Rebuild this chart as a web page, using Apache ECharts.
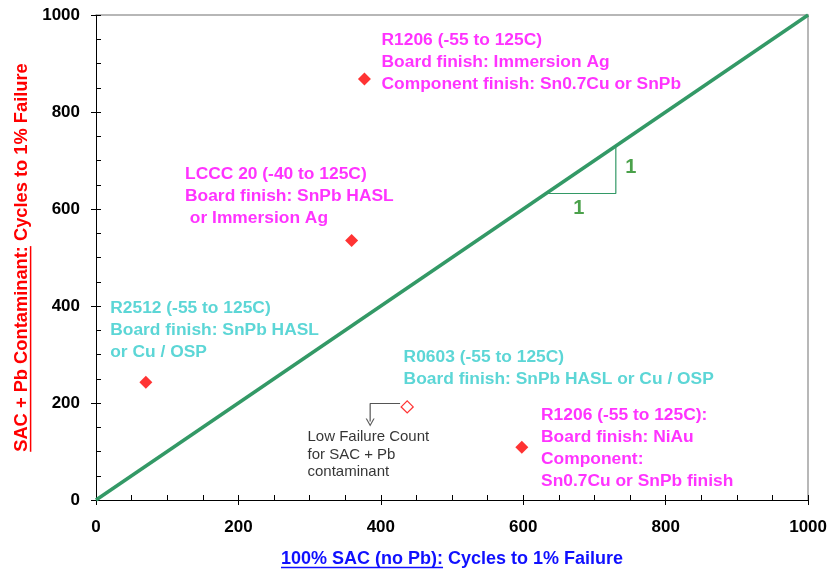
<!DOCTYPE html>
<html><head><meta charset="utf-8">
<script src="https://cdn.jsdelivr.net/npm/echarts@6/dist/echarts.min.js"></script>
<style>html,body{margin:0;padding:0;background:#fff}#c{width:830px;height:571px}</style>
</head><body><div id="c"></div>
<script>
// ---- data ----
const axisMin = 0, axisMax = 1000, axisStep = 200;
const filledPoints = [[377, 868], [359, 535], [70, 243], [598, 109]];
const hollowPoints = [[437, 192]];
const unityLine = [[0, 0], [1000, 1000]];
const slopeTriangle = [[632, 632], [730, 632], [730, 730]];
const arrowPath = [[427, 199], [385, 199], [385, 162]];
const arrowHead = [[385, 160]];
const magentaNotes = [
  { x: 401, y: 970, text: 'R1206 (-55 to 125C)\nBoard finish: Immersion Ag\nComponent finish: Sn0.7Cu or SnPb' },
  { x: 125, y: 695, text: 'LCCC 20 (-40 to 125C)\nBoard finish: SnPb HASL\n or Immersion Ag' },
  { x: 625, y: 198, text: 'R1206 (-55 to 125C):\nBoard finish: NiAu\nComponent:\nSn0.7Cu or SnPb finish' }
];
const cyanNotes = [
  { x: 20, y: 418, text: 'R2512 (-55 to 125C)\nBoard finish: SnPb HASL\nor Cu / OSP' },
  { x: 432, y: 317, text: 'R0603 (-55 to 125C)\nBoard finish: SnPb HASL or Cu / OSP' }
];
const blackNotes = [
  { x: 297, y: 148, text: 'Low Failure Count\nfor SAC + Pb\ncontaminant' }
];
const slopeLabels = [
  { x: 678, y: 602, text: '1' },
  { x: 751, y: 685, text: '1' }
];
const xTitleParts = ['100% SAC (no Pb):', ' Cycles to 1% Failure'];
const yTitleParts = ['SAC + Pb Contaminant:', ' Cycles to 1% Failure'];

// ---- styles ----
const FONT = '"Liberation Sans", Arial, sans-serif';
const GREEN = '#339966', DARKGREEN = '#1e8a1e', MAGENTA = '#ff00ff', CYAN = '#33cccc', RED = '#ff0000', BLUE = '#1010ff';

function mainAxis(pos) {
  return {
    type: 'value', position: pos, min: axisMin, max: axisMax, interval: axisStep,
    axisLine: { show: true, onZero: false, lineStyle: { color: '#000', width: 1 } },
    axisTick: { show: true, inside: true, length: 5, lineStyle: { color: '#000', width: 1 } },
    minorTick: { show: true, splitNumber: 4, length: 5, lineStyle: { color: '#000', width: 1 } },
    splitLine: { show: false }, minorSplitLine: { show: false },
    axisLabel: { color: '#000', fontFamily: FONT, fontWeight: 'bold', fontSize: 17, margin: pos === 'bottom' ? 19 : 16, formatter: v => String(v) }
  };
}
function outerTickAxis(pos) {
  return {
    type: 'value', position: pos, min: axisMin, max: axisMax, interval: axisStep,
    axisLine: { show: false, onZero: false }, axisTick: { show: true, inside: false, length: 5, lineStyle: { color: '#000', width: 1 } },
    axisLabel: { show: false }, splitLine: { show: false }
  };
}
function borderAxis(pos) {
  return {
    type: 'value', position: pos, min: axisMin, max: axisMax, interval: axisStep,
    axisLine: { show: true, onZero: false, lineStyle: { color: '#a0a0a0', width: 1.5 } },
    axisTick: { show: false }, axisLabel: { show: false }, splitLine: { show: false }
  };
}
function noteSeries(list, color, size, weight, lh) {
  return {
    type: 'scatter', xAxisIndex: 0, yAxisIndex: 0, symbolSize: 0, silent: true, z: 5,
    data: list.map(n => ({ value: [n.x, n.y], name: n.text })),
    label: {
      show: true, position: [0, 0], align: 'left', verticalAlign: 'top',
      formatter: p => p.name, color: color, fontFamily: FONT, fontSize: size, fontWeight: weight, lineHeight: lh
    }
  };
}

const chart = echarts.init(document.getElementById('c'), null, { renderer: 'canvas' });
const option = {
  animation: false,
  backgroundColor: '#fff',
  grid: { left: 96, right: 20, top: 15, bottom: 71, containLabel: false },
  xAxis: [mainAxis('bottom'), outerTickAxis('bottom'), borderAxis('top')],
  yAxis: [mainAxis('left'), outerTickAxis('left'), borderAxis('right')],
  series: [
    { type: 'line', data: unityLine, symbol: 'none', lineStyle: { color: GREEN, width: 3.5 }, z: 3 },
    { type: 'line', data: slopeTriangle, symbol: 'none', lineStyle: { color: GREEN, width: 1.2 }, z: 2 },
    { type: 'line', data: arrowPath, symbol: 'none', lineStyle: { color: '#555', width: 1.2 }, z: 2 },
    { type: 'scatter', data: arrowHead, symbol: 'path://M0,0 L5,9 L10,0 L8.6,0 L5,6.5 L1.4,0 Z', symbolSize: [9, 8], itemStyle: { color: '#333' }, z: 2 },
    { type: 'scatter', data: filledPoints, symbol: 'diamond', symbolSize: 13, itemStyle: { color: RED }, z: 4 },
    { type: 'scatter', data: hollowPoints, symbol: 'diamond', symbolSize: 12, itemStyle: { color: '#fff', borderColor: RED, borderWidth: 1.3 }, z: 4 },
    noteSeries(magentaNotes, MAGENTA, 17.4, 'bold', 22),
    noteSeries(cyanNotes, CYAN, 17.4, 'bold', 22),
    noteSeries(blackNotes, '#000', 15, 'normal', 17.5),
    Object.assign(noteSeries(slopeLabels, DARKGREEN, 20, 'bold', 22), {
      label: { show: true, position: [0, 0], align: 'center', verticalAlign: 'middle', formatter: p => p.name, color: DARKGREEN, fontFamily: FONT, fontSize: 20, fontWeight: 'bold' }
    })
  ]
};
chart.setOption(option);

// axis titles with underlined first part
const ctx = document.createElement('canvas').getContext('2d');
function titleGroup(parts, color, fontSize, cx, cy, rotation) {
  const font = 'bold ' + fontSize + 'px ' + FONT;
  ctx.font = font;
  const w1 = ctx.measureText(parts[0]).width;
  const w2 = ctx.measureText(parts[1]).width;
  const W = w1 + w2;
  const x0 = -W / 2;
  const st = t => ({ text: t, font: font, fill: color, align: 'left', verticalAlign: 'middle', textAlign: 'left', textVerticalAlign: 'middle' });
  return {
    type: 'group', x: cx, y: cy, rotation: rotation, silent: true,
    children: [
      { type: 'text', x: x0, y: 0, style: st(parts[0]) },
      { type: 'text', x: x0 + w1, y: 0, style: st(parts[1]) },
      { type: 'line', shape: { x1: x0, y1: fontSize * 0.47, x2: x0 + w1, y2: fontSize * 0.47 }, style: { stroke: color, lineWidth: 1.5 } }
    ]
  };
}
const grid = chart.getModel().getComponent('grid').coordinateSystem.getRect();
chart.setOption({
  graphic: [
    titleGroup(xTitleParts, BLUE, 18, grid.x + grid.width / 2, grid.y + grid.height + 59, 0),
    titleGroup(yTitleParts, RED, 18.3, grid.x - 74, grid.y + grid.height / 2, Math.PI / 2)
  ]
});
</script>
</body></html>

WHAT TO WORK ON =
Every line should be retyped exactly, with the pictures omitted.

THE ANSWER =
Rebuild this chart as a web page, using Apache ECharts.
<!DOCTYPE html>
<html><head><meta charset="utf-8">
<script src="https://cdn.jsdelivr.net/npm/echarts@6/dist/echarts.min.js"></script>
<style>html,body{margin:0;padding:0;background:#fff}#c{width:830px;height:571px}</style>
</head><body><div id="c"></div>
<script>
// ---- data ----
const axisMin = 0, axisMax = 1000, axisStep = 200;
const filledPoints = [[377, 868], [359, 535], [70, 243], [598, 109]];
const hollowPoints = [[437, 192]];
const unityLine = [[0, 0], [1000, 1000]];
const slopeTriangle = [[632, 632], [730, 632], [730, 730]];
const arrowPath = [[427, 199], [385, 199], [385, 162]];
const arrowHead = [[385, 160]];
const magentaNotes = [
  { x: 401, y: 970, text: 'R1206 (-55 to 125C)\nBoard finish: Immersion Ag\nComponent finish: Sn0.7Cu or SnPb' },
  { x: 125, y: 695, text: 'LCCC 20 (-40 to 125C)\nBoard finish: SnPb HASL\n or Immersion Ag' },
  { x: 625, y: 198, text: 'R1206 (-55 to 125C):\nBoard finish: NiAu\nComponent:\nSn0.7Cu or SnPb finish' }
];
const cyanNotes = [
  { x: 20, y: 418, text: 'R2512 (-55 to 125C)\nBoard finish: SnPb HASL\nor Cu / OSP' },
  { x: 432, y: 317, text: 'R0603 (-55 to 125C)\nBoard finish: SnPb HASL or Cu / OSP' }
];
const blackNotes = [
  { x: 297, y: 148, text: 'Low Failure Count\nfor SAC + Pb\ncontaminant' }
];
const slopeLabels = [
  { x: 678, y: 602, text: '1' },
  { x: 751, y: 685, text: '1' }
];
const xTitleParts = ['100% SAC (no Pb):', ' Cycles to 1% Failure'];
const yTitleParts = ['SAC + Pb Contaminant:', ' Cycles to 1% Failure'];

// ---- styles ----
const FONT = '"Liberation Sans", Arial, sans-serif';
const GREEN = '#339966', DARKGREEN = '#1e8a1e', MAGENTA = '#ff00ff', CYAN = '#33cccc', RED = '#ff0000', BLUE = '#1010ff';

function mainAxis(pos) {
  return {
    type: 'value', position: pos, min: axisMin, max: axisMax, interval: axisStep,
    axisLine: { show: true, onZero: false, lineStyle: { color: '#000', width: 1 } },
    axisTick: { show: true, inside: true, length: 5, lineStyle: { color: '#000', width: 1 } },
    minorTick: { show: true, splitNumber: 4, length: 5, lineStyle: { color: '#000', width: 1 } },
    splitLine: { show: false }, minorSplitLine: { show: false },
    axisLabel: { color: '#000', fontFamily: FONT, fontWeight: 'bold', fontSize: 17, margin: pos === 'bottom' ? 19 : 16, formatter: v => String(v) }
  };
}
function outerTickAxis(pos) {
  return {
    type: 'value', position: pos, min: axisMin, max: axisMax, interval: axisStep,
    axisLine: { show: false, onZero: false }, axisTick: { show: true, inside: false, length: 5, lineStyle: { color: '#000', width: 1 } },
    axisLabel: { show: false }, splitLine: { show: false }
  };
}
function borderAxis(pos) {
  return {
    type: 'value', position: pos, min: axisMin, max: axisMax, interval: axisStep,
    axisLine: { show: true, onZero: false, lineStyle: { color: '#a0a0a0', width: 1.5 } },
    axisTick: { show: false }, axisLabel: { show: false }, splitLine: { show: false }
  };
}
function noteSeries(list, color, size, weight, lh) {
  return {
    type: 'scatter', xAxisIndex: 0, yAxisIndex: 0, symbolSize: 0, silent: true, z: 5,
    data: list.map(n => ({ value: [n.x, n.y], name: n.text })),
    label: {
      show: true, position: [0, 0], align: 'left', verticalAlign: 'top',
      formatter: p => p.name, color: color, fontFamily: FONT, fontSize: size, fontWeight: weight, lineHeight: lh
    }
  };
}

const chart = echarts.init(document.getElementById('c'), null, { renderer: 'canvas' });
const option = {
  animation: false,
  backgroundColor: '#fff',
  grid: { left: 96, right: 20, top: 15, bottom: 71, containLabel: false },
  xAxis: [mainAxis('bottom'), outerTickAxis('bottom'), borderAxis('top')],
  yAxis: [mainAxis('left'), outerTickAxis('left'), borderAxis('right')],
  series: [
    { type: 'line', data: unityLine, symbol: 'none', lineStyle: { color: GREEN, width: 3.5 }, z: 3 },
    { type: 'line', data: slopeTriangle, symbol: 'none', lineStyle: { color: GREEN, width: 1.2 }, z: 2 },
    { type: 'line', data: arrowPath, symbol: 'none', lineStyle: { color: '#555', width: 1.2 }, z: 2 },
    { type: 'scatter', data: arrowHead, symbol: 'path://M0,0 L5,9 L10,0 L8.6,0 L5,6.5 L1.4,0 Z', symbolSize: [9, 8], itemStyle: { color: '#333' }, z: 2 },
    { type: 'scatter', data: filledPoints, symbol: 'diamond', symbolSize: 13, itemStyle: { color: RED }, z: 4 },
    { type: 'scatter', data: hollowPoints, symbol: 'diamond', symbolSize: 12, itemStyle: { color: '#fff', borderColor: RED, borderWidth: 1.3 }, z: 4 },
    noteSeries(magentaNotes, MAGENTA, 17.4, 'bold', 22),
    noteSeries(cyanNotes, CYAN, 17.4, 'bold', 22),
    noteSeries(blackNotes, '#000', 15, 'normal', 17.5),
    Object.assign(noteSeries(slopeLabels, DARKGREEN, 20, 'bold', 22), {
      label: { show: true, position: [0, 0], align: 'center', verticalAlign: 'middle', formatter: p => p.name, color: DARKGREEN, fontFamily: FONT, fontSize: 20, fontWeight: 'bold' }
    })
  ]
};
chart.setOption(option);

// axis titles with underlined first part
const ctx = document.createElement('canvas').getContext('2d');
function titleGroup(parts, color, fontSize, cx, cy, rotation) {
  const font = 'bold ' + fontSize + 'px ' + FONT;
  ctx.font = font;
  const w1 = ctx.measureText(parts[0]).width;
  const w2 = ctx.measureText(parts[1]).width;
  const W = w1 + w2;
  const x0 = -W / 2;
  const st = t => ({ text: t, font: font, fill: color, align: 'left', verticalAlign: 'middle', textAlign: 'left', textVerticalAlign: 'middle' });
  return {
    type: 'group', x: cx, y: cy, rotation: rotation, silent: true,
    children: [
      { type: 'text', x: x0, y: 0, style: st(parts[0]) },
      { type: 'text', x: x0 + w1, y: 0, style: st(parts[1]) },
      { type: 'line', shape: { x1: x0, y1: fontSize * 0.47, x2: x0 + w1, y2: fontSize * 0.47 }, style: { stroke: color, lineWidth: 1.5 } }
    ]
  };
}
const grid = chart.getModel().getComponent('grid').coordinateSystem.getRect();
chart.setOption({
  graphic: [
    titleGroup(xTitleParts, BLUE, 18, grid.x + grid.width / 2, grid.y + grid.height + 59, 0),
    titleGroup(yTitleParts, RED, 18.3, grid.x - 74, grid.y + grid.height / 2, Math.PI / 2)
  ]
});
</script>
</body></html>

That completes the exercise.